═════ Entries supplied ═════

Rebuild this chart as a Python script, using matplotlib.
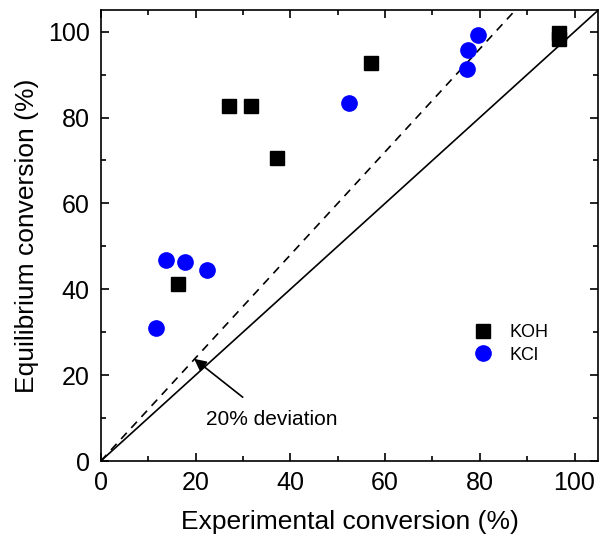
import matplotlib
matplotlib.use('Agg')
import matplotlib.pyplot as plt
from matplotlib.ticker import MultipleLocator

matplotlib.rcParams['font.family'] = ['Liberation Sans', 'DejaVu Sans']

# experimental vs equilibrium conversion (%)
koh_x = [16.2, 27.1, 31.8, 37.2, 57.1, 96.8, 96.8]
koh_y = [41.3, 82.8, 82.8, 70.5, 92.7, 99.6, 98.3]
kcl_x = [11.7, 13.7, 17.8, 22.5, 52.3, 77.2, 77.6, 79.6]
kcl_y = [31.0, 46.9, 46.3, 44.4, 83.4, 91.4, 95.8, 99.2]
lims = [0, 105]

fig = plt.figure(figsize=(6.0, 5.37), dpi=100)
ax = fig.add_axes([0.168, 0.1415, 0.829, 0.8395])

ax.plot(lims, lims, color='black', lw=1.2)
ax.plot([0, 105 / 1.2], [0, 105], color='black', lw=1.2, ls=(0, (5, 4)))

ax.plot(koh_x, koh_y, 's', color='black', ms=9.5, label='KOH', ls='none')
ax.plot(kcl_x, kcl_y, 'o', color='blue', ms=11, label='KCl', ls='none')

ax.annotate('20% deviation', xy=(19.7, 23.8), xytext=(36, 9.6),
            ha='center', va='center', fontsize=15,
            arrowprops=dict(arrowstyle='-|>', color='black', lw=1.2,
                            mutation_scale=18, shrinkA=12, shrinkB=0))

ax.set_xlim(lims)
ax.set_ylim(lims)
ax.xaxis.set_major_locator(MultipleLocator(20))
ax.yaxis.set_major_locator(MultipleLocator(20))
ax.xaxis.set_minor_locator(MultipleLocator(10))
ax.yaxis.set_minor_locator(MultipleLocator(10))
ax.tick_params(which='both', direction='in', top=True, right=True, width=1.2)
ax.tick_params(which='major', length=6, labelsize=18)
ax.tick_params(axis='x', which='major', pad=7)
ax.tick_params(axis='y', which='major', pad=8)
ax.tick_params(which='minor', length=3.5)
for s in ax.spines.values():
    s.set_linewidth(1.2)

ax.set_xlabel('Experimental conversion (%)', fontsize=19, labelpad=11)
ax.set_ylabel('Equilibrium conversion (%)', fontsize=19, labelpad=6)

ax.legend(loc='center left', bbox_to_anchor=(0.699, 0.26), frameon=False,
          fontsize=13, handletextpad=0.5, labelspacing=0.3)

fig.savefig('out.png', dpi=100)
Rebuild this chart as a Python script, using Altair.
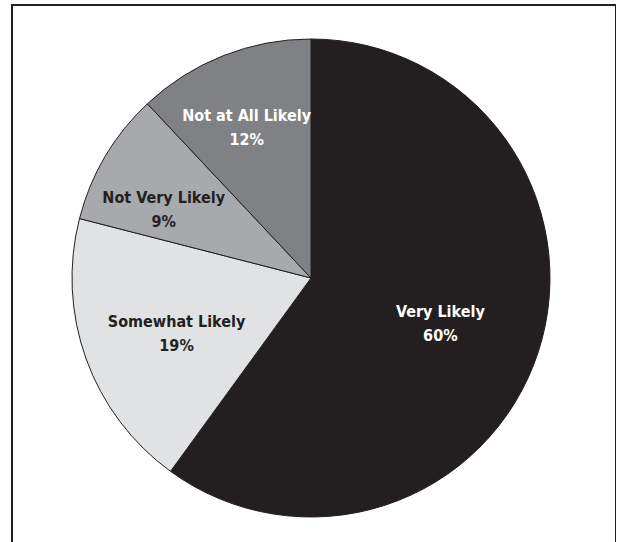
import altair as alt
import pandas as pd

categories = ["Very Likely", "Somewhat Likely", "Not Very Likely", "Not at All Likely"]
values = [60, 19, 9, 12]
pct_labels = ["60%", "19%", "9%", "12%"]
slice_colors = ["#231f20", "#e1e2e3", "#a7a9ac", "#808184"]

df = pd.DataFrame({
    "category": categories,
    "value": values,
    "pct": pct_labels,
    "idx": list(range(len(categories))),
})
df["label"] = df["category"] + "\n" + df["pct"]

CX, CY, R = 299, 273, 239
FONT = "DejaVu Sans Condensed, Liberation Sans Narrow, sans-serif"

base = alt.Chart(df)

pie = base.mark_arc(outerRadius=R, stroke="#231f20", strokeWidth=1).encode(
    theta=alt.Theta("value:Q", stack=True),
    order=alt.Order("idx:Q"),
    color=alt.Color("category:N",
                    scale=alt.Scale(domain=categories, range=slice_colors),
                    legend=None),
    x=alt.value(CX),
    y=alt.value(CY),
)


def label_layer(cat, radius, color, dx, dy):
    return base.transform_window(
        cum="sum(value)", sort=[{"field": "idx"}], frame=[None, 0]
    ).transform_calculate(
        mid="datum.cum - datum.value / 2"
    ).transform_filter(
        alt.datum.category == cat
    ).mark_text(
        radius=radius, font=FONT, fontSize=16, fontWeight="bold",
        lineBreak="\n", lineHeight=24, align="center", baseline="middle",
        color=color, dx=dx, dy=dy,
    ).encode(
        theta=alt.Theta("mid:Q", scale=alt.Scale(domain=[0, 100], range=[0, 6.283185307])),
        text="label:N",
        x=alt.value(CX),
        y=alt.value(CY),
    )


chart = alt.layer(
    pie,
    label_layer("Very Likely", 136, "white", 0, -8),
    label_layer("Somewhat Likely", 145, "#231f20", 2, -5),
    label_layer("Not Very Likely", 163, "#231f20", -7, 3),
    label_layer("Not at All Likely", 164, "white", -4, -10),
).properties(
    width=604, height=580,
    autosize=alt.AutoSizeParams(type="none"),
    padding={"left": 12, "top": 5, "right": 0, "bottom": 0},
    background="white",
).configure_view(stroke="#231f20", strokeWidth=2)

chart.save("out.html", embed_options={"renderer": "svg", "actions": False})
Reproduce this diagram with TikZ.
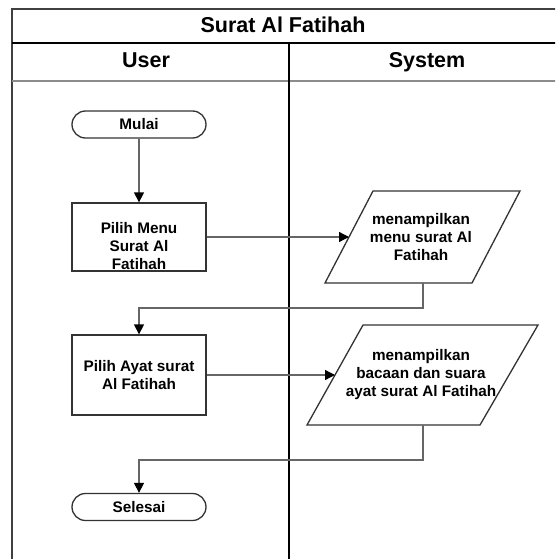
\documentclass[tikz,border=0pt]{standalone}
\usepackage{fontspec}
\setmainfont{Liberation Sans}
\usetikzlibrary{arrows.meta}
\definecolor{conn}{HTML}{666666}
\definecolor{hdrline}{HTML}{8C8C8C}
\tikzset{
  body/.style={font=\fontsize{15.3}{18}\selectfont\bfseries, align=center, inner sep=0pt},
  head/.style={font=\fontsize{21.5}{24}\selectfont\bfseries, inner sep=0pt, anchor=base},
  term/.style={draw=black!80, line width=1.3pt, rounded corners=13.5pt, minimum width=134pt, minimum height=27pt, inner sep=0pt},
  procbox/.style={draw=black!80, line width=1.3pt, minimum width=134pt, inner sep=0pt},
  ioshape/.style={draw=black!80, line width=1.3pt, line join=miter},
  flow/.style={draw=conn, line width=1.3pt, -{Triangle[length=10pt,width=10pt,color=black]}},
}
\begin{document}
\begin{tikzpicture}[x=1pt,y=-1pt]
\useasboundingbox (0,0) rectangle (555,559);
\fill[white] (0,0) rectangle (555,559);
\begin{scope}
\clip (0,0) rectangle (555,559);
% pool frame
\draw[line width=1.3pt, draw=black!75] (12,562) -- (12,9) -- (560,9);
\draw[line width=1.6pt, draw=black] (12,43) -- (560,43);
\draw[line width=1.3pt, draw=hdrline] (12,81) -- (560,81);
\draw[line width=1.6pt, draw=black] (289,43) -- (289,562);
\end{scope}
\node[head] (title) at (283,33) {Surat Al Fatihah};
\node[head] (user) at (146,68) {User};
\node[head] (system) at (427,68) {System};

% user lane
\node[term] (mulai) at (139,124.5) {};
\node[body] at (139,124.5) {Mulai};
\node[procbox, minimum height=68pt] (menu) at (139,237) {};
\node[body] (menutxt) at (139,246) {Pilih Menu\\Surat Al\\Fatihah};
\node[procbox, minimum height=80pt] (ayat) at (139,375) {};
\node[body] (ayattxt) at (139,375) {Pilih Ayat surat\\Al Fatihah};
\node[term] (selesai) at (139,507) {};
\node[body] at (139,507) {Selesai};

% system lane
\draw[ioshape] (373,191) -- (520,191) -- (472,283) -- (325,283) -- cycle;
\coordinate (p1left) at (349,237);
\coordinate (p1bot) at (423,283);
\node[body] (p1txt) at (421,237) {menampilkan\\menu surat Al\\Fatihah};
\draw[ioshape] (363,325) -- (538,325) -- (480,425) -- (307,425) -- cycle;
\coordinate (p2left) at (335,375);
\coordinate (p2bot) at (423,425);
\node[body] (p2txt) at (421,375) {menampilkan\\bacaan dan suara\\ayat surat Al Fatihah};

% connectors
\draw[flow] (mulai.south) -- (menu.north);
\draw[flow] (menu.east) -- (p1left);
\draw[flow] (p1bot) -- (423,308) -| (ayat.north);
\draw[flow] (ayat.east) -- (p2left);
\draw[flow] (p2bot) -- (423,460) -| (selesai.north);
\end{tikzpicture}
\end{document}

═════

Leave out the pictures and copy everything else in the records word for word.

Rebuild this chart as a Python script, using matplotlib.
import matplotlib
matplotlib.use('Agg')
import matplotlib.pyplot as plt
from matplotlib.ticker import MultipleLocator

matplotlib.rcParams['font.family'] = ['Liberation Sans', 'DejaVu Sans']

# experimental vs equilibrium conversion (%)
koh_x = [16.2, 27.1, 31.8, 37.2, 57.1, 96.8, 96.8]
koh_y = [41.3, 82.8, 82.8, 70.5, 92.7, 99.6, 98.3]
kcl_x = [11.7, 13.7, 17.8, 22.5, 52.3, 77.2, 77.6, 79.6]
kcl_y = [31.0, 46.9, 46.3, 44.4, 83.4, 91.4, 95.8, 99.2]
lims = [0, 105]

fig = plt.figure(figsize=(6.0, 5.37), dpi=100)
ax = fig.add_axes([0.168, 0.1415, 0.829, 0.8395])

ax.plot(lims, lims, color='black', lw=1.2)
ax.plot([0, 105 / 1.2], [0, 105], color='black', lw=1.2, ls=(0, (5, 4)))

ax.plot(koh_x, koh_y, 's', color='black', ms=9.5, label='KOH', ls='none')
ax.plot(kcl_x, kcl_y, 'o', color='blue', ms=11, label='KCl', ls='none')

ax.annotate('20% deviation', xy=(19.7, 23.8), xytext=(36, 9.6),
            ha='center', va='center', fontsize=15,
            arrowprops=dict(arrowstyle='-|>', color='black', lw=1.2,
                            mutation_scale=18, shrinkA=12, shrinkB=0))

ax.set_xlim(lims)
ax.set_ylim(lims)
ax.xaxis.set_major_locator(MultipleLocator(20))
ax.yaxis.set_major_locator(MultipleLocator(20))
ax.xaxis.set_minor_locator(MultipleLocator(10))
ax.yaxis.set_minor_locator(MultipleLocator(10))
ax.tick_params(which='both', direction='in', top=True, right=True, width=1.2)
ax.tick_params(which='major', length=6, labelsize=18)
ax.tick_params(axis='x', which='major', pad=7)
ax.tick_params(axis='y', which='major', pad=8)
ax.tick_params(which='minor', length=3.5)
for s in ax.spines.values():
    s.set_linewidth(1.2)

ax.set_xlabel('Experimental conversion (%)', fontsize=19, labelpad=11)
ax.set_ylabel('Equilibrium conversion (%)', fontsize=19, labelpad=6)

ax.legend(loc='center left', bbox_to_anchor=(0.699, 0.26), frameon=False,
          fontsize=13, handletextpad=0.5, labelspacing=0.3)

fig.savefig('out.png', dpi=100)
Rebuild this chart as a Python script, using Altair.
import altair as alt
import pandas as pd

categories = ["Very Likely", "Somewhat Likely", "Not Very Likely", "Not at All Likely"]
values = [60, 19, 9, 12]
pct_labels = ["60%", "19%", "9%", "12%"]
slice_colors = ["#231f20", "#e1e2e3", "#a7a9ac", "#808184"]

df = pd.DataFrame({
    "category": categories,
    "value": values,
    "pct": pct_labels,
    "idx": list(range(len(categories))),
})
df["label"] = df["category"] + "\n" + df["pct"]

CX, CY, R = 299, 273, 239
FONT = "DejaVu Sans Condensed, Liberation Sans Narrow, sans-serif"

base = alt.Chart(df)

pie = base.mark_arc(outerRadius=R, stroke="#231f20", strokeWidth=1).encode(
    theta=alt.Theta("value:Q", stack=True),
    order=alt.Order("idx:Q"),
    color=alt.Color("category:N",
                    scale=alt.Scale(domain=categories, range=slice_colors),
                    legend=None),
    x=alt.value(CX),
    y=alt.value(CY),
)


def label_layer(cat, radius, color, dx, dy):
    return base.transform_window(
        cum="sum(value)", sort=[{"field": "idx"}], frame=[None, 0]
    ).transform_calculate(
        mid="datum.cum - datum.value / 2"
    ).transform_filter(
        alt.datum.category == cat
    ).mark_text(
        radius=radius, font=FONT, fontSize=16, fontWeight="bold",
        lineBreak="\n", lineHeight=24, align="center", baseline="middle",
        color=color, dx=dx, dy=dy,
    ).encode(
        theta=alt.Theta("mid:Q", scale=alt.Scale(domain=[0, 100], range=[0, 6.283185307])),
        text="label:N",
        x=alt.value(CX),
        y=alt.value(CY),
    )


chart = alt.layer(
    pie,
    label_layer("Very Likely", 136, "white", 0, -8),
    label_layer("Somewhat Likely", 145, "#231f20", 2, -5),
    label_layer("Not Very Likely", 163, "#231f20", -7, 3),
    label_layer("Not at All Likely", 164, "white", -4, -10),
).properties(
    width=604, height=580,
    autosize=alt.AutoSizeParams(type="none"),
    padding={"left": 12, "top": 5, "right": 0, "bottom": 0},
    background="white",
).configure_view(stroke="#231f20", strokeWidth=2)

chart.save("out.html", embed_options={"renderer": "svg", "actions": False})
Reproduce this diagram with TikZ.
\documentclass[tikz,border=0pt]{standalone}
\usepackage{fontspec}
\setmainfont{Liberation Sans}
\usetikzlibrary{arrows.meta}
\definecolor{conn}{HTML}{666666}
\definecolor{hdrline}{HTML}{8C8C8C}
\tikzset{
  body/.style={font=\fontsize{15.3}{18}\selectfont\bfseries, align=center, inner sep=0pt},
  head/.style={font=\fontsize{21.5}{24}\selectfont\bfseries, inner sep=0pt, anchor=base},
  term/.style={draw=black!80, line width=1.3pt, rounded corners=13.5pt, minimum width=134pt, minimum height=27pt, inner sep=0pt},
  procbox/.style={draw=black!80, line width=1.3pt, minimum width=134pt, inner sep=0pt},
  ioshape/.style={draw=black!80, line width=1.3pt, line join=miter},
  flow/.style={draw=conn, line width=1.3pt, -{Triangle[length=10pt,width=10pt,color=black]}},
}
\begin{document}
\begin{tikzpicture}[x=1pt,y=-1pt]
\useasboundingbox (0,0) rectangle (555,559);
\fill[white] (0,0) rectangle (555,559);
\begin{scope}
\clip (0,0) rectangle (555,559);
% pool frame
\draw[line width=1.3pt, draw=black!75] (12,562) -- (12,9) -- (560,9);
\draw[line width=1.6pt, draw=black] (12,43) -- (560,43);
\draw[line width=1.3pt, draw=hdrline] (12,81) -- (560,81);
\draw[line width=1.6pt, draw=black] (289,43) -- (289,562);
\end{scope}
\node[head] (title) at (283,33) {Surat Al Fatihah};
\node[head] (user) at (146,68) {User};
\node[head] (system) at (427,68) {System};

% user lane
\node[term] (mulai) at (139,124.5) {};
\node[body] at (139,124.5) {Mulai};
\node[procbox, minimum height=68pt] (menu) at (139,237) {};
\node[body] (menutxt) at (139,246) {Pilih Menu\\Surat Al\\Fatihah};
\node[procbox, minimum height=80pt] (ayat) at (139,375) {};
\node[body] (ayattxt) at (139,375) {Pilih Ayat surat\\Al Fatihah};
\node[term] (selesai) at (139,507) {};
\node[body] at (139,507) {Selesai};

% system lane
\draw[ioshape] (373,191) -- (520,191) -- (472,283) -- (325,283) -- cycle;
\coordinate (p1left) at (349,237);
\coordinate (p1bot) at (423,283);
\node[body] (p1txt) at (421,237) {menampilkan\\menu surat Al\\Fatihah};
\draw[ioshape] (363,325) -- (538,325) -- (480,425) -- (307,425) -- cycle;
\coordinate (p2left) at (335,375);
\coordinate (p2bot) at (423,425);
\node[body] (p2txt) at (421,375) {menampilkan\\bacaan dan suara\\ayat surat Al Fatihah};

% connectors
\draw[flow] (mulai.south) -- (menu.north);
\draw[flow] (menu.east) -- (p1left);
\draw[flow] (p1bot) -- (423,308) -| (ayat.north);
\draw[flow] (ayat.east) -- (p2left);
\draw[flow] (p2bot) -- (423,460) -| (selesai.north);
\end{tikzpicture}
\end{document}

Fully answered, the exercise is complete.